--- GIVEN RECORDS ---

⁂

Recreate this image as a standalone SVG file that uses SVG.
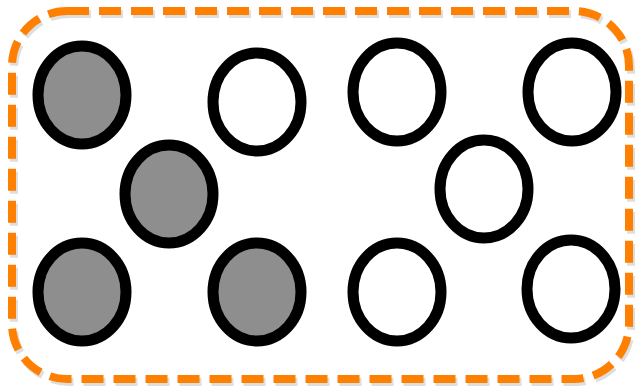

⁂

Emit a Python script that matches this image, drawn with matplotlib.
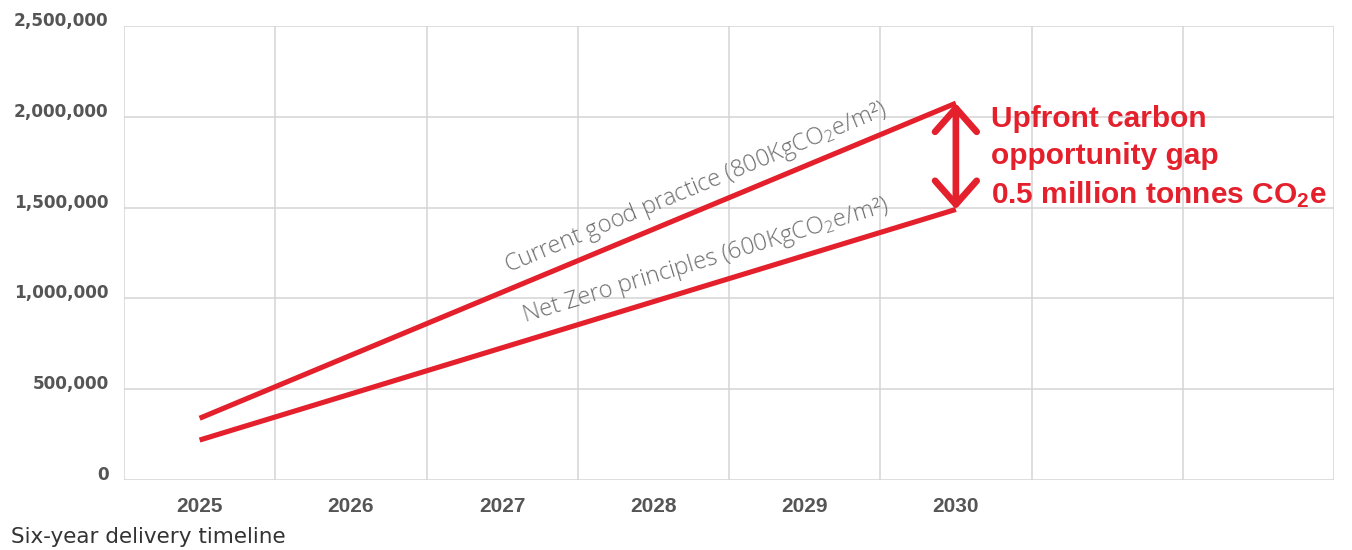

⁂

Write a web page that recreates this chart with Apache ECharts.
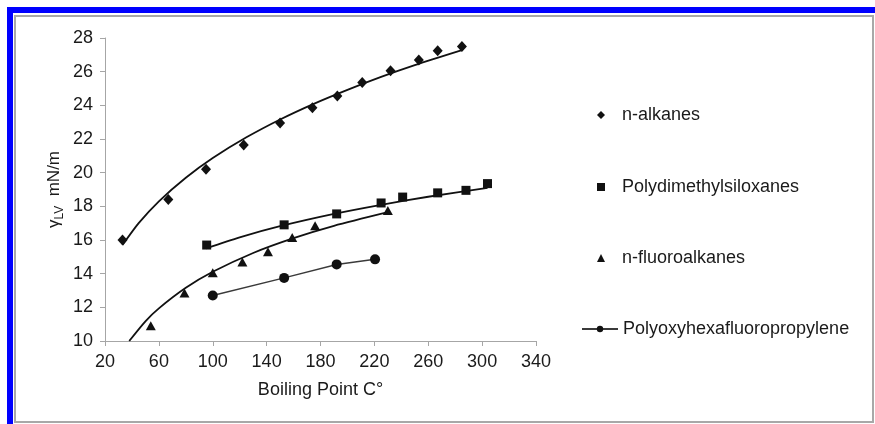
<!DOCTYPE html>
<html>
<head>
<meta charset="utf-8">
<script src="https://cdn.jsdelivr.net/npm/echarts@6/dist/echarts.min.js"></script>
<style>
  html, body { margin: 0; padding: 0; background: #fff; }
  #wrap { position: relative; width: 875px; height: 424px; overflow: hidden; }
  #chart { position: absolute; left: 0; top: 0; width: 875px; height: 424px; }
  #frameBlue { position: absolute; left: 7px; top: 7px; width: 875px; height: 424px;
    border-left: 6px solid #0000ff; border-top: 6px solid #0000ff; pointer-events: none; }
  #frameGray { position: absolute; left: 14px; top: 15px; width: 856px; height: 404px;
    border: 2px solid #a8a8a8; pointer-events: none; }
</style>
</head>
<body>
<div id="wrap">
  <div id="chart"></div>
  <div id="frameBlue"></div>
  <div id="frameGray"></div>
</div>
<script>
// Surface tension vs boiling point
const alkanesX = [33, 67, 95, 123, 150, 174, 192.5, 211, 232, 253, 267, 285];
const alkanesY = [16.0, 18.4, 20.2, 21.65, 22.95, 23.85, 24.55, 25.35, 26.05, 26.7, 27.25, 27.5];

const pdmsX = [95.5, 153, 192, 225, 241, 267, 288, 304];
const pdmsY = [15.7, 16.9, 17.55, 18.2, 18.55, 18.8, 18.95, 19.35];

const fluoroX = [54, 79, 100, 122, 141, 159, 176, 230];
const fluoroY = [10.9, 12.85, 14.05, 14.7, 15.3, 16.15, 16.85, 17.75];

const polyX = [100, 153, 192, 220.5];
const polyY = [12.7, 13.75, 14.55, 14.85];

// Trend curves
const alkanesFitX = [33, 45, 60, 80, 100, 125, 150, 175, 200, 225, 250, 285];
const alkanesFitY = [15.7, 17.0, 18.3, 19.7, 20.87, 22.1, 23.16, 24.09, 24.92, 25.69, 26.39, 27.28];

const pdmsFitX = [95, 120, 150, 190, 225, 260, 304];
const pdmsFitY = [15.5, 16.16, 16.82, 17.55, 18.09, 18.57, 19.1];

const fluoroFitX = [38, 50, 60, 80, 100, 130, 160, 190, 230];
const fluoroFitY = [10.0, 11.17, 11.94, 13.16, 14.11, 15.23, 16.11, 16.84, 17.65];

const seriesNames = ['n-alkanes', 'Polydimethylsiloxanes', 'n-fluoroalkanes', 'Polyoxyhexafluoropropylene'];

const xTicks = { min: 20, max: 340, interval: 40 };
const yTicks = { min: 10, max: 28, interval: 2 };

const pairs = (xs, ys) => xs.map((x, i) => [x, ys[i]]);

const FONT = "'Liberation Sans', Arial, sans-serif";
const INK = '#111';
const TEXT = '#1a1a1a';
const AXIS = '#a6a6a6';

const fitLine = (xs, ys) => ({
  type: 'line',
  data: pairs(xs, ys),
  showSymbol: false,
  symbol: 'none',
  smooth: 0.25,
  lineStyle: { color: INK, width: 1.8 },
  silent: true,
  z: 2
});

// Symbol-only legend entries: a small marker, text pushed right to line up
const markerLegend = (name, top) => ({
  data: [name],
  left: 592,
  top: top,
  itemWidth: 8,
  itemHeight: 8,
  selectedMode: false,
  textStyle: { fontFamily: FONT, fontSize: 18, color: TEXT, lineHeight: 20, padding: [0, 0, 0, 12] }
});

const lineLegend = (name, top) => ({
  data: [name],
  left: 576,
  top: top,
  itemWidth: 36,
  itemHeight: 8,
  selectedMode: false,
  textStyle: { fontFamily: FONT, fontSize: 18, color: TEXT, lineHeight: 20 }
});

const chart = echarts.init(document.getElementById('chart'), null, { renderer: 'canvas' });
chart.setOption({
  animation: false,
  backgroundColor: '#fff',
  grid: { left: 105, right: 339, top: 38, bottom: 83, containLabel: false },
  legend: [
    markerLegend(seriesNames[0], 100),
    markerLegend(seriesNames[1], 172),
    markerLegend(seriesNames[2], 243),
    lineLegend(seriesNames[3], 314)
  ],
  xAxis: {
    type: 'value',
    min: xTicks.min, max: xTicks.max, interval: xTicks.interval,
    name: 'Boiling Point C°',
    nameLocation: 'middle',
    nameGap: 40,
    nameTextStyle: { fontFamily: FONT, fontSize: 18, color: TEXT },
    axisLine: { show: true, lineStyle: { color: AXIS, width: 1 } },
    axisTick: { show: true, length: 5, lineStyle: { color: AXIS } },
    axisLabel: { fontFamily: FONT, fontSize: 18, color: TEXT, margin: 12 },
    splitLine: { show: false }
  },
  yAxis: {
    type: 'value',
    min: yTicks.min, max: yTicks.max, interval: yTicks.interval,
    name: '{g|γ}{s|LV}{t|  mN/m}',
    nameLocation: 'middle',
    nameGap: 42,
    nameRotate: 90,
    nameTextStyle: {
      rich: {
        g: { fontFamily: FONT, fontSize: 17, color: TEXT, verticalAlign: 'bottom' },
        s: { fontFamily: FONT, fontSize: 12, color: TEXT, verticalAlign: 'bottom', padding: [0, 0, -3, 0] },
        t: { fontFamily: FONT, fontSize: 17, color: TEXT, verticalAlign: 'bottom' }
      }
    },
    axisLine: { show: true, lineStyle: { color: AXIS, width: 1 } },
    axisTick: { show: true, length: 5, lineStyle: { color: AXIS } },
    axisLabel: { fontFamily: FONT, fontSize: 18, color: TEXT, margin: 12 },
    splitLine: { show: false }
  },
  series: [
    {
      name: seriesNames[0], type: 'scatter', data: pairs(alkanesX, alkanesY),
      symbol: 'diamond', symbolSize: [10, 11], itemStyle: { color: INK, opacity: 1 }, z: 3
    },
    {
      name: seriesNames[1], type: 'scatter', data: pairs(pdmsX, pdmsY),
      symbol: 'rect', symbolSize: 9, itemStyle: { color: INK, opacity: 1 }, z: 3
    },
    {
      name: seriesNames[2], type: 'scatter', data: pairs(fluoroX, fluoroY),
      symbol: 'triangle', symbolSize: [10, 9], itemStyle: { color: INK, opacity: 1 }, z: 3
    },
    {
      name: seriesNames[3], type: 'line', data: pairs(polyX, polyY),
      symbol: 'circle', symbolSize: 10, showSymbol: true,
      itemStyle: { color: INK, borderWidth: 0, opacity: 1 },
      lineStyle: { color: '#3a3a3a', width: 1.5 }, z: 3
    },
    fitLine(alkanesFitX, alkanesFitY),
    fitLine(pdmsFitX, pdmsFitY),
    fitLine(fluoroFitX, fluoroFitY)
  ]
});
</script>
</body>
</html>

⁂

--- EXERCISE INSTRUCTIONS ---
Begin with the line that contains "Write a web" and end with the line that contains "28, interval: 2"; write out both and all lines between exactly, but no pictures.

--- EXERCISE RESULT ---
Write a web page that recreates this chart with Apache ECharts.
<!DOCTYPE html>
<html>
<head>
<meta charset="utf-8">
<script src="https://cdn.jsdelivr.net/npm/echarts@6/dist/echarts.min.js"></script>
<style>
  html, body { margin: 0; padding: 0; background: #fff; }
  #wrap { position: relative; width: 875px; height: 424px; overflow: hidden; }
  #chart { position: absolute; left: 0; top: 0; width: 875px; height: 424px; }
  #frameBlue { position: absolute; left: 7px; top: 7px; width: 875px; height: 424px;
    border-left: 6px solid #0000ff; border-top: 6px solid #0000ff; pointer-events: none; }
  #frameGray { position: absolute; left: 14px; top: 15px; width: 856px; height: 404px;
    border: 2px solid #a8a8a8; pointer-events: none; }
</style>
</head>
<body>
<div id="wrap">
  <div id="chart"></div>
  <div id="frameBlue"></div>
  <div id="frameGray"></div>
</div>
<script>
// Surface tension vs boiling point
const alkanesX = [33, 67, 95, 123, 150, 174, 192.5, 211, 232, 253, 267, 285];
const alkanesY = [16.0, 18.4, 20.2, 21.65, 22.95, 23.85, 24.55, 25.35, 26.05, 26.7, 27.25, 27.5];

const pdmsX = [95.5, 153, 192, 225, 241, 267, 288, 304];
const pdmsY = [15.7, 16.9, 17.55, 18.2, 18.55, 18.8, 18.95, 19.35];

const fluoroX = [54, 79, 100, 122, 141, 159, 176, 230];
const fluoroY = [10.9, 12.85, 14.05, 14.7, 15.3, 16.15, 16.85, 17.75];

const polyX = [100, 153, 192, 220.5];
const polyY = [12.7, 13.75, 14.55, 14.85];

// Trend curves
const alkanesFitX = [33, 45, 60, 80, 100, 125, 150, 175, 200, 225, 250, 285];
const alkanesFitY = [15.7, 17.0, 18.3, 19.7, 20.87, 22.1, 23.16, 24.09, 24.92, 25.69, 26.39, 27.28];

const pdmsFitX = [95, 120, 150, 190, 225, 260, 304];
const pdmsFitY = [15.5, 16.16, 16.82, 17.55, 18.09, 18.57, 19.1];

const fluoroFitX = [38, 50, 60, 80, 100, 130, 160, 190, 230];
const fluoroFitY = [10.0, 11.17, 11.94, 13.16, 14.11, 15.23, 16.11, 16.84, 17.65];

const seriesNames = ['n-alkanes', 'Polydimethylsiloxanes', 'n-fluoroalkanes', 'Polyoxyhexafluoropropylene'];

const xTicks = { min: 20, max: 340, interval: 40 };
const yTicks = { min: 10, max: 28, interval: 2 };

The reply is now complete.